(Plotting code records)
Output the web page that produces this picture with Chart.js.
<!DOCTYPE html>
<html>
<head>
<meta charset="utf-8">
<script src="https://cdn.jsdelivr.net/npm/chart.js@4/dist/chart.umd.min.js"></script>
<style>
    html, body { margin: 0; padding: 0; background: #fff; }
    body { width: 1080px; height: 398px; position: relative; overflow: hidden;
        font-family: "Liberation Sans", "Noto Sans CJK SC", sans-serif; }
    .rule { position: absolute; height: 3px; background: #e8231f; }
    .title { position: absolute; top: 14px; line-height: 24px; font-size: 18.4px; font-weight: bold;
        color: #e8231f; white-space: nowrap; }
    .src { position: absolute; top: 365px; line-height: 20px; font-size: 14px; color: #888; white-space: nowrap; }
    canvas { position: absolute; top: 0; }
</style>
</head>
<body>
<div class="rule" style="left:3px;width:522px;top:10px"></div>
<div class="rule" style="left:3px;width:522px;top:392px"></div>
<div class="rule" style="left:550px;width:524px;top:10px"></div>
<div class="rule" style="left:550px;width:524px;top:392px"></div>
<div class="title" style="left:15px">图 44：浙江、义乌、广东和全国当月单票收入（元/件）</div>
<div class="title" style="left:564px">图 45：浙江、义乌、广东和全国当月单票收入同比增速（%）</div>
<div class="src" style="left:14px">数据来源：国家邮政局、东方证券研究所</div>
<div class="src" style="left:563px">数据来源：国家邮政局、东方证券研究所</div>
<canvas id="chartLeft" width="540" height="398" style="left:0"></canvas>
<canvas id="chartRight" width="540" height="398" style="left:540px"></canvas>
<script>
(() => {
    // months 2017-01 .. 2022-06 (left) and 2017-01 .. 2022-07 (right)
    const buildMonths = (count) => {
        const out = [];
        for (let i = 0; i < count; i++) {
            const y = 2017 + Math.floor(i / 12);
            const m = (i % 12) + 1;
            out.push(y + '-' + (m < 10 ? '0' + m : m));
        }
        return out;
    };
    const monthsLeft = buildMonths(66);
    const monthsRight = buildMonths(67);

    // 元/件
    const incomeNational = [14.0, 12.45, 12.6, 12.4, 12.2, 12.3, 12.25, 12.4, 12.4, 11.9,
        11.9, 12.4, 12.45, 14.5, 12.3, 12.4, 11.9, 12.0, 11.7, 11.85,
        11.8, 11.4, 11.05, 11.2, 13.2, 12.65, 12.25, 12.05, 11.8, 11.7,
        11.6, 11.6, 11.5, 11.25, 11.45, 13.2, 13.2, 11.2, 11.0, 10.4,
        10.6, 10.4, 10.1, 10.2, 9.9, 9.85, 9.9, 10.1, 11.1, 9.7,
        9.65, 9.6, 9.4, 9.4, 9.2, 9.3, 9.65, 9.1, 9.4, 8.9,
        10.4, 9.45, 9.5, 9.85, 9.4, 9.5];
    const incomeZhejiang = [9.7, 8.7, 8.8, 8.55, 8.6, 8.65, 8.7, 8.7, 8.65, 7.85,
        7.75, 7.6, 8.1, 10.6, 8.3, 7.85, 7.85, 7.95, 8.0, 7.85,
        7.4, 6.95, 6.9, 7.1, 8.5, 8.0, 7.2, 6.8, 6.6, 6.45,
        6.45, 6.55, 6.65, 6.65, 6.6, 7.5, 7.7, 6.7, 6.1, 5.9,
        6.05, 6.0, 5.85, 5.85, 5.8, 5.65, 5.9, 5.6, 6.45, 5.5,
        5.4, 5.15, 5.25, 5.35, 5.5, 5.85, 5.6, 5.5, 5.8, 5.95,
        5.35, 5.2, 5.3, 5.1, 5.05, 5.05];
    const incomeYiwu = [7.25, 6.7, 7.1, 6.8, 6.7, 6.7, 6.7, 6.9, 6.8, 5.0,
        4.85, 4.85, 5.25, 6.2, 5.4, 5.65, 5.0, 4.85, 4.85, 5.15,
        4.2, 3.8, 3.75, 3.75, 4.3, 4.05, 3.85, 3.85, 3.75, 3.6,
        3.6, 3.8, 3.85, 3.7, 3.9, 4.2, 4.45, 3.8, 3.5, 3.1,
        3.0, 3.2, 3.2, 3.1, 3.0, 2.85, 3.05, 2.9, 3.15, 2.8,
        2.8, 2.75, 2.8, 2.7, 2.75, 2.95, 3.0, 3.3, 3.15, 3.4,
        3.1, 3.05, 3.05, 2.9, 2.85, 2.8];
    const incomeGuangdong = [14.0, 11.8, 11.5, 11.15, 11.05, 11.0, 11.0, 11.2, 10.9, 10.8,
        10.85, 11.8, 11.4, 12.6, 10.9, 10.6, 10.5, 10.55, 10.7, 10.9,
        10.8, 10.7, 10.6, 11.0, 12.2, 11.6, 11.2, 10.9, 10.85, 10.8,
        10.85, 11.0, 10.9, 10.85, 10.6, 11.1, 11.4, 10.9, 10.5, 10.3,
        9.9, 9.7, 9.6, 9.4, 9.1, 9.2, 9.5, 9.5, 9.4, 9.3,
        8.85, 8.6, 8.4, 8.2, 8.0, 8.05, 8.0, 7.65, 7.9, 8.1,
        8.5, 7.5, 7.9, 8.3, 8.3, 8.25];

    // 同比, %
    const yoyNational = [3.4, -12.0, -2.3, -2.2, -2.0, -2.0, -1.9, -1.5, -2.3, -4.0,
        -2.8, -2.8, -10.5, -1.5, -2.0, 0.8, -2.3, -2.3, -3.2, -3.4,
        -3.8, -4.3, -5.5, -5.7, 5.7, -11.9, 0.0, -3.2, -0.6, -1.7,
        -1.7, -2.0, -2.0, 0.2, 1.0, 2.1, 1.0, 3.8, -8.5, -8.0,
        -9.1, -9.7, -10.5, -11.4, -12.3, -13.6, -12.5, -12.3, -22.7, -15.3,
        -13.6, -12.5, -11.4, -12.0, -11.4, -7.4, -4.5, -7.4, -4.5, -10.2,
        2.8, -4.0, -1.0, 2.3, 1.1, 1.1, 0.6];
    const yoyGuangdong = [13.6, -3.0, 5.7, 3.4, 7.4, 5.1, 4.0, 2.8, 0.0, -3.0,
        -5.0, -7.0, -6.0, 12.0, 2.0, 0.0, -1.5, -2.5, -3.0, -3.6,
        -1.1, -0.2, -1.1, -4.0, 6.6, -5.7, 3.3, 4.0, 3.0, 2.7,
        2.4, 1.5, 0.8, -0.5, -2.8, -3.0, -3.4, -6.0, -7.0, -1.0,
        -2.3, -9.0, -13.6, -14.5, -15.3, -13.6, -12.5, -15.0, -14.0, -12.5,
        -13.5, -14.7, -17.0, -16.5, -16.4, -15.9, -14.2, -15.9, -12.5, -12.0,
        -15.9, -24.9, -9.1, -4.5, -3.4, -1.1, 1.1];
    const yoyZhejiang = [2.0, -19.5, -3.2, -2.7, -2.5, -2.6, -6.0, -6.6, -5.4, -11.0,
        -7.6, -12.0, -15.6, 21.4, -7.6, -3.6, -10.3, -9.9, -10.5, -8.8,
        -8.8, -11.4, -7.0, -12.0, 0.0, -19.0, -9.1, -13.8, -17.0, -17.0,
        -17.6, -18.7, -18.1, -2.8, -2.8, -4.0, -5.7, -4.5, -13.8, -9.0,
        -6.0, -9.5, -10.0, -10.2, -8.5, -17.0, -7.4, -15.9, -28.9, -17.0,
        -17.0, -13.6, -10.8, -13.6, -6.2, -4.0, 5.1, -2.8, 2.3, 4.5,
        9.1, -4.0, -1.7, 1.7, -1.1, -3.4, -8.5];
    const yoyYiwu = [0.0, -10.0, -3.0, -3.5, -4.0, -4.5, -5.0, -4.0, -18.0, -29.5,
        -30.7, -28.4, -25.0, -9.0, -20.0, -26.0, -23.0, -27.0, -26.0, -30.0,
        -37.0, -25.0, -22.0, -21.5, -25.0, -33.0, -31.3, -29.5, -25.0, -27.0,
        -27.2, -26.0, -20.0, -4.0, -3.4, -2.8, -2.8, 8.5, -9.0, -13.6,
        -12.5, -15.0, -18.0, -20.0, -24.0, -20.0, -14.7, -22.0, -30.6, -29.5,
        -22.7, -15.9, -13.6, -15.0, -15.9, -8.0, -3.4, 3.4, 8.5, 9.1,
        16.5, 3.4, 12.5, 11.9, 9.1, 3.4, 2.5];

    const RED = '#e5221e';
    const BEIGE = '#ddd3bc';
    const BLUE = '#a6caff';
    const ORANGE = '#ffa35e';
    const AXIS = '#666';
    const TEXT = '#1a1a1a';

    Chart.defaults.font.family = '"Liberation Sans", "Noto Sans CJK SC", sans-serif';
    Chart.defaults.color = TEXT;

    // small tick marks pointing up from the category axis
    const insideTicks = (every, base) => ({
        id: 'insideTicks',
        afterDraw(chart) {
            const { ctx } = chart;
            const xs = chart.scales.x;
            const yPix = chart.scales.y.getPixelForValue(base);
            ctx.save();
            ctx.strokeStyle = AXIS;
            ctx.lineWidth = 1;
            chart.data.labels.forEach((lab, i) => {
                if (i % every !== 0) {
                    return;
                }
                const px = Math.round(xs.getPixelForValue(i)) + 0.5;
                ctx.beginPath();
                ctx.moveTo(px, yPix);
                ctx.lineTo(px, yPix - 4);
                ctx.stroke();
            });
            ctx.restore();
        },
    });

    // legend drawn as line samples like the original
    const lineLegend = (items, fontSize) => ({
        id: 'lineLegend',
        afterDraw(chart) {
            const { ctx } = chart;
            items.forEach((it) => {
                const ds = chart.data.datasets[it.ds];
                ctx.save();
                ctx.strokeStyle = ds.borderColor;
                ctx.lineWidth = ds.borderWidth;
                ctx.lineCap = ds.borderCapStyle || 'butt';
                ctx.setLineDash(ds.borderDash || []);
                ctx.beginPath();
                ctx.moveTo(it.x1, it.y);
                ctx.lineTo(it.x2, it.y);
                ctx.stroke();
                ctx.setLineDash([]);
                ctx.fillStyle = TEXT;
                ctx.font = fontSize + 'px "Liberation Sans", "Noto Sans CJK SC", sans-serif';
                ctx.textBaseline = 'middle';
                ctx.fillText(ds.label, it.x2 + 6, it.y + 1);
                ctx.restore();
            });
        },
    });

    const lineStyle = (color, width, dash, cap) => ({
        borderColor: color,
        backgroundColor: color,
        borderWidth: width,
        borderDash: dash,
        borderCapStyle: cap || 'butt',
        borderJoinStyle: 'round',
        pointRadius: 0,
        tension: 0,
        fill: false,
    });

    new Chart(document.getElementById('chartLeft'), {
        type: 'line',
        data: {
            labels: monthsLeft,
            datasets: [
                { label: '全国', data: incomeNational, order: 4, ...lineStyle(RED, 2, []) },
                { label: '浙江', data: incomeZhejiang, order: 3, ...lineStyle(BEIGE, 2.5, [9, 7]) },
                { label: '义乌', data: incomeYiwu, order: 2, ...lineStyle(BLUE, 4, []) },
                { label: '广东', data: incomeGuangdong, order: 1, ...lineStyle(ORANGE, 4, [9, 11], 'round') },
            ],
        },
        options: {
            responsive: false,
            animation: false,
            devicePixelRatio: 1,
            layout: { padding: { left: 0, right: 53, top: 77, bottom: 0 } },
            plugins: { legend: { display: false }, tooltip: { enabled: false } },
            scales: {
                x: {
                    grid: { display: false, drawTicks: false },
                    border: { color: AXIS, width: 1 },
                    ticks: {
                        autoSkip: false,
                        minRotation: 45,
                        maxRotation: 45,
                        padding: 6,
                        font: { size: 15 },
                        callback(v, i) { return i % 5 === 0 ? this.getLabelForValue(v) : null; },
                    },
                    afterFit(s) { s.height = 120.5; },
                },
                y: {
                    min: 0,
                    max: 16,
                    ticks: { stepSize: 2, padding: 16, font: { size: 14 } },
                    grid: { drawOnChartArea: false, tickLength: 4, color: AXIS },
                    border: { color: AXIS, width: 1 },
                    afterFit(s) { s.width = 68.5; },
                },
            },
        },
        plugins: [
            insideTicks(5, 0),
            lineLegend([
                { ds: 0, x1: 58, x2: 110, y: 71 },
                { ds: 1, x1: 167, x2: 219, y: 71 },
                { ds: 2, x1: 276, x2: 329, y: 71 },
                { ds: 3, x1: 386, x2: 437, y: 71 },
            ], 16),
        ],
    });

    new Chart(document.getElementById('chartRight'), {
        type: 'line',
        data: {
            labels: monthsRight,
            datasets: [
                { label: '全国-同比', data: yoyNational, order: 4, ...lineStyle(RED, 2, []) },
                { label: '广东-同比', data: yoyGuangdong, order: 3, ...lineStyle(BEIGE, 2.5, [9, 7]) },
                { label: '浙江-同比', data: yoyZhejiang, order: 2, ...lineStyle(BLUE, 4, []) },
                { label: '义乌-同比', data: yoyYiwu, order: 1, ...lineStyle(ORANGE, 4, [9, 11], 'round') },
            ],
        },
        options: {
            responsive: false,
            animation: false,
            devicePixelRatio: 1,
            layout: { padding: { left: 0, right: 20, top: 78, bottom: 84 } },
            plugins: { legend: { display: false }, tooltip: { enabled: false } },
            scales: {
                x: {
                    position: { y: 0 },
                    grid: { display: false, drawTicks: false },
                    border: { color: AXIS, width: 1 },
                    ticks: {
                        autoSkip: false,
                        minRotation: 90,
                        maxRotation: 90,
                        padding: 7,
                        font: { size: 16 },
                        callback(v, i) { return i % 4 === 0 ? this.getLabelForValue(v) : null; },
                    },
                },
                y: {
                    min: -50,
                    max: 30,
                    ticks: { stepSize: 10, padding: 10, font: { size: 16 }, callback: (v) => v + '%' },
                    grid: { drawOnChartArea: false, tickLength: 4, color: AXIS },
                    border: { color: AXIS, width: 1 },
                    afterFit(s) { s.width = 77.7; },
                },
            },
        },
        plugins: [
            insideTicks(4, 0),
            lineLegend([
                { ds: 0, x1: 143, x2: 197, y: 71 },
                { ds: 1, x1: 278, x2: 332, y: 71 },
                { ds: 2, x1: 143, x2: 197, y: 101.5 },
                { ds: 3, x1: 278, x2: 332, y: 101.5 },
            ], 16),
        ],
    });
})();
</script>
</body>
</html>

...

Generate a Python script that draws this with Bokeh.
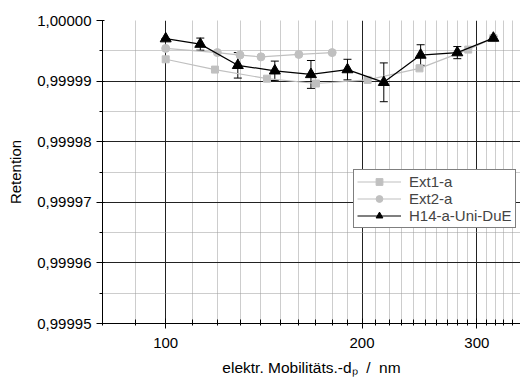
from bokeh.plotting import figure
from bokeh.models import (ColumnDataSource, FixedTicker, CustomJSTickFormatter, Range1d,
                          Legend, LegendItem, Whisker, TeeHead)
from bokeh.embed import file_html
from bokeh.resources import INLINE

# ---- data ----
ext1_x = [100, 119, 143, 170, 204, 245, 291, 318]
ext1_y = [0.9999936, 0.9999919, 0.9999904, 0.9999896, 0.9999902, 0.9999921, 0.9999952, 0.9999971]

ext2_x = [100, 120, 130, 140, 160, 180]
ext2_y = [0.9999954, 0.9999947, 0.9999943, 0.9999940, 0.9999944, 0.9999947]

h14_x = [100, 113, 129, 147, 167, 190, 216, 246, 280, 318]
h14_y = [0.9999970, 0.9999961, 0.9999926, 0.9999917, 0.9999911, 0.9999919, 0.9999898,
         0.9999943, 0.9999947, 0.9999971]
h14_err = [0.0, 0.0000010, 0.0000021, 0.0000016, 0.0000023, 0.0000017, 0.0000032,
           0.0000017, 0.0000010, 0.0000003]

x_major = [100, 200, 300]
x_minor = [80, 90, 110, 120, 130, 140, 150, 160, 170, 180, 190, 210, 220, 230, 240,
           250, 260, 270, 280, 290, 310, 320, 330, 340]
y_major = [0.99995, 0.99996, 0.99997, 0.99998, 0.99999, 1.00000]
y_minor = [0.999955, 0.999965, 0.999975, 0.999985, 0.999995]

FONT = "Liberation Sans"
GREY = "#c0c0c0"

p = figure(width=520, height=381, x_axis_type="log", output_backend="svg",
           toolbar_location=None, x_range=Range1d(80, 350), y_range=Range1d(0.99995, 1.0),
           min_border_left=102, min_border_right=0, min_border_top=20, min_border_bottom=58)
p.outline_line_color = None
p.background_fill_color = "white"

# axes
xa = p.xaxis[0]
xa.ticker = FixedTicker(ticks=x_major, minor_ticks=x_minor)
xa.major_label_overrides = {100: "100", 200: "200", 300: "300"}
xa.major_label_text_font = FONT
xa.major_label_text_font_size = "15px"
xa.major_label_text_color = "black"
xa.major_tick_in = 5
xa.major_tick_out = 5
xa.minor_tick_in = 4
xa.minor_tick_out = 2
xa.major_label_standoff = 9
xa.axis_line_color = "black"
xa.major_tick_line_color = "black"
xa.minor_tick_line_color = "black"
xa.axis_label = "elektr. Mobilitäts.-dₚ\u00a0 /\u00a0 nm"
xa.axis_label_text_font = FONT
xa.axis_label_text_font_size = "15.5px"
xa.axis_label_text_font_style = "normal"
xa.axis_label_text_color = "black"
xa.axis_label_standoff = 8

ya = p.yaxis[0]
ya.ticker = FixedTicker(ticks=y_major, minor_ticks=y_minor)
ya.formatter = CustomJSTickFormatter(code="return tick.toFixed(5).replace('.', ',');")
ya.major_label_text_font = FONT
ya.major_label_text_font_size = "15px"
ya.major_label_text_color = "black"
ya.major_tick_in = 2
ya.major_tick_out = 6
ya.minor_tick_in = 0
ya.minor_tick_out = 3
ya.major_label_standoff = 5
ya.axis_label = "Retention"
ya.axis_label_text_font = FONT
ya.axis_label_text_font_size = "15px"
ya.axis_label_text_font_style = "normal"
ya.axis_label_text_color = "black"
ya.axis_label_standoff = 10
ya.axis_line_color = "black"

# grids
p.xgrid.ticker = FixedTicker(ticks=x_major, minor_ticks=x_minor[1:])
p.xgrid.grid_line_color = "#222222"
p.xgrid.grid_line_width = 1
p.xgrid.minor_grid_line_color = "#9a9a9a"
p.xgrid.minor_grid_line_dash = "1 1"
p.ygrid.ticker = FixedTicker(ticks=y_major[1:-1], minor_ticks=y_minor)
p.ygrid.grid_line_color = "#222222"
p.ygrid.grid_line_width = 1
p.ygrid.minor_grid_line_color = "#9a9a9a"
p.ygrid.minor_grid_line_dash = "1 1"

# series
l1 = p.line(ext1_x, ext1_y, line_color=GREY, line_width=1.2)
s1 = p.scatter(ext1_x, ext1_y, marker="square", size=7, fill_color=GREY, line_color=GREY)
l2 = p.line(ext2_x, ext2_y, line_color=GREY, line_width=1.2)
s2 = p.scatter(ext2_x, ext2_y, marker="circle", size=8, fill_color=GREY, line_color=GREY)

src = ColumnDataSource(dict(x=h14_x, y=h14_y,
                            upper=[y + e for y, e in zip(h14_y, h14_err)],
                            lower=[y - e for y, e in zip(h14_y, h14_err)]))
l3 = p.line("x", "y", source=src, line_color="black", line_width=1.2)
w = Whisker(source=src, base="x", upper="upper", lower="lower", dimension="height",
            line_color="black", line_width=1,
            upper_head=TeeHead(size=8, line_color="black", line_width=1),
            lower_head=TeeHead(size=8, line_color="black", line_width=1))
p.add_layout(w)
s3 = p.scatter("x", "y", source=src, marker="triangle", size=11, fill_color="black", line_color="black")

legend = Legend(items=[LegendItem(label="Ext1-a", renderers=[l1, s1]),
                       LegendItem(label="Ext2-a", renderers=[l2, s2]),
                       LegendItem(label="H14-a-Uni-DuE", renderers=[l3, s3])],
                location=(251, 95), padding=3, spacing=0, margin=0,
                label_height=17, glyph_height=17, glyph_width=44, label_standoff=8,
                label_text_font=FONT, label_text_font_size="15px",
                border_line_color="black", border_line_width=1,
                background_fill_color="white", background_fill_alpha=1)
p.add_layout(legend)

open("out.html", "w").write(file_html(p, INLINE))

Challenge>
Using the data above, repeat exactly the lines that begin at the line with "Output the web" and end at the line with "const monthsRight = buildMonths(67);", both ends included.

Result of this exercise>
Output the web page that produces this picture with Chart.js.
<!DOCTYPE html>
<html>
<head>
<meta charset="utf-8">
<script src="https://cdn.jsdelivr.net/npm/chart.js@4/dist/chart.umd.min.js"></script>
<style>
    html, body { margin: 0; padding: 0; background: #fff; }
    body { width: 1080px; height: 398px; position: relative; overflow: hidden;
        font-family: "Liberation Sans", "Noto Sans CJK SC", sans-serif; }
    .rule { position: absolute; height: 3px; background: #e8231f; }
    .title { position: absolute; top: 14px; line-height: 24px; font-size: 18.4px; font-weight: bold;
        color: #e8231f; white-space: nowrap; }
    .src { position: absolute; top: 365px; line-height: 20px; font-size: 14px; color: #888; white-space: nowrap; }
    canvas { position: absolute; top: 0; }
</style>
</head>
<body>
<div class="rule" style="left:3px;width:522px;top:10px"></div>
<div class="rule" style="left:3px;width:522px;top:392px"></div>
<div class="rule" style="left:550px;width:524px;top:10px"></div>
<div class="rule" style="left:550px;width:524px;top:392px"></div>
<div class="title" style="left:15px">图 44：浙江、义乌、广东和全国当月单票收入（元/件）</div>
<div class="title" style="left:564px">图 45：浙江、义乌、广东和全国当月单票收入同比增速（%）</div>
<div class="src" style="left:14px">数据来源：国家邮政局、东方证券研究所</div>
<div class="src" style="left:563px">数据来源：国家邮政局、东方证券研究所</div>
<canvas id="chartLeft" width="540" height="398" style="left:0"></canvas>
<canvas id="chartRight" width="540" height="398" style="left:540px"></canvas>
<script>
(() => {
    // months 2017-01 .. 2022-06 (left) and 2017-01 .. 2022-07 (right)
    const buildMonths = (count) => {
        const out = [];
        for (let i = 0; i < count; i++) {
            const y = 2017 + Math.floor(i / 12);
            const m = (i % 12) + 1;
            out.push(y + '-' + (m < 10 ? '0' + m : m));
        }
        return out;
    };
    const monthsLeft = buildMonths(66);
    const monthsRight = buildMonths(67);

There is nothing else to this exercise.